[START Collected material]

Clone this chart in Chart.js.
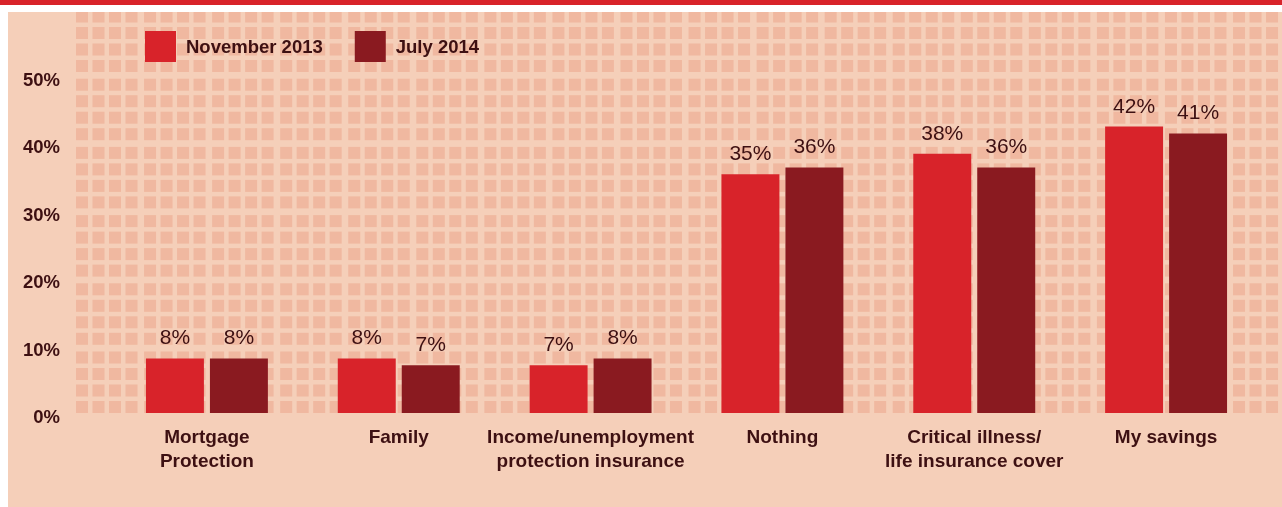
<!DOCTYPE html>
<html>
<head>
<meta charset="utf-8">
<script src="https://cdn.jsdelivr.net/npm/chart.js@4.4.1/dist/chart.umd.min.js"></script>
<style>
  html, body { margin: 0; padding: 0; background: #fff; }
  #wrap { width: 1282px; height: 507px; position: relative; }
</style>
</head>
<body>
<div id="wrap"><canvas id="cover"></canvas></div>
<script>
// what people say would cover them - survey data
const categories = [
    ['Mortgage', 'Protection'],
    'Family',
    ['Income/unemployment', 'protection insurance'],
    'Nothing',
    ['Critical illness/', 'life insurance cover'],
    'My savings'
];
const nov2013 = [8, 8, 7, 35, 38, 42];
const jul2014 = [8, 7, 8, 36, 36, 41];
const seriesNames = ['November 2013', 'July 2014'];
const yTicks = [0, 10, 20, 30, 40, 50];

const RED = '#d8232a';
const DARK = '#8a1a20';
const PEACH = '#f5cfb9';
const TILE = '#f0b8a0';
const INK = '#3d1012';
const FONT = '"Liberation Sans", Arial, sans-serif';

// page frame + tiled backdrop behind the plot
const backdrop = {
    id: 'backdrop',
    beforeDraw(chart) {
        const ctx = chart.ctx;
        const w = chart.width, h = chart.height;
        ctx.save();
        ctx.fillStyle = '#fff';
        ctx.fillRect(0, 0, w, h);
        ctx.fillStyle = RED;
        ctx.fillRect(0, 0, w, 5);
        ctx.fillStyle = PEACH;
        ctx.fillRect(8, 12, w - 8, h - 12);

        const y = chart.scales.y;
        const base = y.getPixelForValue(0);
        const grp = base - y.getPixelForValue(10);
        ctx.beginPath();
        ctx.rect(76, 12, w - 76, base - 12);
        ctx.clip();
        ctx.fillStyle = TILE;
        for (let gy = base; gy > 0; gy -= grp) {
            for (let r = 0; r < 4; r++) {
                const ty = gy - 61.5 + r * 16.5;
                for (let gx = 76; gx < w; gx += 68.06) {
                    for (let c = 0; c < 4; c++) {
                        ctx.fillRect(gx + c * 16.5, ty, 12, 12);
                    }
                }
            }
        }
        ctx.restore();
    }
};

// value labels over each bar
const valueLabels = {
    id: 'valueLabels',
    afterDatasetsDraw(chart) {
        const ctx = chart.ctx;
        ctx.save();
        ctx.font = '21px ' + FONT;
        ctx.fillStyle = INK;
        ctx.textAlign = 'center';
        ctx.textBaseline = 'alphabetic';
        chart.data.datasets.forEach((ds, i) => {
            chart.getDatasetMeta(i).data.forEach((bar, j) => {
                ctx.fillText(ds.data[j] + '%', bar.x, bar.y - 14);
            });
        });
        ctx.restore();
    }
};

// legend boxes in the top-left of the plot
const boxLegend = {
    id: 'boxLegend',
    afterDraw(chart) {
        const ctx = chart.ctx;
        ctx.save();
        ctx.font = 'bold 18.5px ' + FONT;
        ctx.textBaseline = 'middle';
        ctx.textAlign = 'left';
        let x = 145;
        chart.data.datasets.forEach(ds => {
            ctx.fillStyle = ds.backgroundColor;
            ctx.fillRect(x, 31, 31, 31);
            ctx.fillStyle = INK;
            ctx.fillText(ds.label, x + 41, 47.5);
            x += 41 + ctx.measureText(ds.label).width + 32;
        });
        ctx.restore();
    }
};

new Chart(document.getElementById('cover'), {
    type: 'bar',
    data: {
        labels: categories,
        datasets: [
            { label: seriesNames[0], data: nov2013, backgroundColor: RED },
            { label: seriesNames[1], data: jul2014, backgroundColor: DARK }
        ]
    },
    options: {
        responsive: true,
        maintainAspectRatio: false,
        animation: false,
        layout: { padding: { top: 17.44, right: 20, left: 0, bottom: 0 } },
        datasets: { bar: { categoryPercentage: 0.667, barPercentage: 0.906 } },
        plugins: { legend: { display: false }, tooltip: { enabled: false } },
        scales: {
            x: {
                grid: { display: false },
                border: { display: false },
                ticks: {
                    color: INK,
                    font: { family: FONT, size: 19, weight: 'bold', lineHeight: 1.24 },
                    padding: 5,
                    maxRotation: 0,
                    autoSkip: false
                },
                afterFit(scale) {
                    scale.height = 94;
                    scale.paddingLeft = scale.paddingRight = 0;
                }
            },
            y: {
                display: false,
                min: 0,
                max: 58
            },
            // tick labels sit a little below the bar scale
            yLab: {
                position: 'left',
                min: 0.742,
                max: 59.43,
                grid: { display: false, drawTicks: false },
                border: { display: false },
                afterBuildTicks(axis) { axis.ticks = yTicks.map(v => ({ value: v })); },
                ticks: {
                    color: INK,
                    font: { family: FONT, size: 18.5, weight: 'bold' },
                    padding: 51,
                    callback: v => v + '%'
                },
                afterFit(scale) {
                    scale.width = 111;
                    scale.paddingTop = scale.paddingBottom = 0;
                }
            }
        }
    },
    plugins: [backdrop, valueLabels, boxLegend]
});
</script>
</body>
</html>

[END Collected material]

* Exercise directions
Without the pictures, copy the material exactly as given.

* Solution
Clone this chart in Chart.js.
<!DOCTYPE html>
<html>
<head>
<meta charset="utf-8">
<script src="https://cdn.jsdelivr.net/npm/chart.js@4.4.1/dist/chart.umd.min.js"></script>
<style>
  html, body { margin: 0; padding: 0; background: #fff; }
  #wrap { width: 1282px; height: 507px; position: relative; }
</style>
</head>
<body>
<div id="wrap"><canvas id="cover"></canvas></div>
<script>
// what people say would cover them - survey data
const categories = [
    ['Mortgage', 'Protection'],
    'Family',
    ['Income/unemployment', 'protection insurance'],
    'Nothing',
    ['Critical illness/', 'life insurance cover'],
    'My savings'
];
const nov2013 = [8, 8, 7, 35, 38, 42];
const jul2014 = [8, 7, 8, 36, 36, 41];
const seriesNames = ['November 2013', 'July 2014'];
const yTicks = [0, 10, 20, 30, 40, 50];

const RED = '#d8232a';
const DARK = '#8a1a20';
const PEACH = '#f5cfb9';
const TILE = '#f0b8a0';
const INK = '#3d1012';
const FONT = '"Liberation Sans", Arial, sans-serif';

// page frame + tiled backdrop behind the plot
const backdrop = {
    id: 'backdrop',
    beforeDraw(chart) {
        const ctx = chart.ctx;
        const w = chart.width, h = chart.height;
        ctx.save();
        ctx.fillStyle = '#fff';
        ctx.fillRect(0, 0, w, h);
        ctx.fillStyle = RED;
        ctx.fillRect(0, 0, w, 5);
        ctx.fillStyle = PEACH;
        ctx.fillRect(8, 12, w - 8, h - 12);

        const y = chart.scales.y;
        const base = y.getPixelForValue(0);
        const grp = base - y.getPixelForValue(10);
        ctx.beginPath();
        ctx.rect(76, 12, w - 76, base - 12);
        ctx.clip();
        ctx.fillStyle = TILE;
        for (let gy = base; gy > 0; gy -= grp) {
            for (let r = 0; r < 4; r++) {
                const ty = gy - 61.5 + r * 16.5;
                for (let gx = 76; gx < w; gx += 68.06) {
                    for (let c = 0; c < 4; c++) {
                        ctx.fillRect(gx + c * 16.5, ty, 12, 12);
                    }
                }
            }
        }
        ctx.restore();
    }
};

// value labels over each bar
const valueLabels = {
    id: 'valueLabels',
    afterDatasetsDraw(chart) {
        const ctx = chart.ctx;
        ctx.save();
        ctx.font = '21px ' + FONT;
        ctx.fillStyle = INK;
        ctx.textAlign = 'center';
        ctx.textBaseline = 'alphabetic';
        chart.data.datasets.forEach((ds, i) => {
            chart.getDatasetMeta(i).data.forEach((bar, j) => {
                ctx.fillText(ds.data[j] + '%', bar.x, bar.y - 14);
            });
        });
        ctx.restore();
    }
};

// legend boxes in the top-left of the plot
const boxLegend = {
    id: 'boxLegend',
    afterDraw(chart) {
        const ctx = chart.ctx;
        ctx.save();
        ctx.font = 'bold 18.5px ' + FONT;
        ctx.textBaseline = 'middle';
        ctx.textAlign = 'left';
        let x = 145;
        chart.data.datasets.forEach(ds => {
            ctx.fillStyle = ds.backgroundColor;
            ctx.fillRect(x, 31, 31, 31);
            ctx.fillStyle = INK;
            ctx.fillText(ds.label, x + 41, 47.5);
            x += 41 + ctx.measureText(ds.label).width + 32;
        });
        ctx.restore();
    }
};

new Chart(document.getElementById('cover'), {
    type: 'bar',
    data: {
        labels: categories,
        datasets: [
            { label: seriesNames[0], data: nov2013, backgroundColor: RED },
            { label: seriesNames[1], data: jul2014, backgroundColor: DARK }
        ]
    },
    options: {
        responsive: true,
        maintainAspectRatio: false,
        animation: false,
        layout: { padding: { top: 17.44, right: 20, left: 0, bottom: 0 } },
        datasets: { bar: { categoryPercentage: 0.667, barPercentage: 0.906 } },
        plugins: { legend: { display: false }, tooltip: { enabled: false } },
        scales: {
            x: {
                grid: { display: false },
                border: { display: false },
                ticks: {
                    color: INK,
                    font: { family: FONT, size: 19, weight: 'bold', lineHeight: 1.24 },
                    padding: 5,
                    maxRotation: 0,
                    autoSkip: false
                },
                afterFit(scale) {
                    scale.height = 94;
                    scale.paddingLeft = scale.paddingRight = 0;
                }
            },
            y: {
                display: false,
                min: 0,
                max: 58
            },
            // tick labels sit a little below the bar scale
            yLab: {
                position: 'left',
                min: 0.742,
                max: 59.43,
                grid: { display: false, drawTicks: false },
                border: { display: false },
                afterBuildTicks(axis) { axis.ticks = yTicks.map(v => ({ value: v })); },
                ticks: {
                    color: INK,
                    font: { family: FONT, size: 18.5, weight: 'bold' },
                    padding: 51,
                    callback: v => v + '%'
                },
                afterFit(scale) {
                    scale.width = 111;
                    scale.paddingTop = scale.paddingBottom = 0;
                }
            }
        }
    },
    plugins: [backdrop, valueLabels, boxLegend]
});
</script>
</body>
</html>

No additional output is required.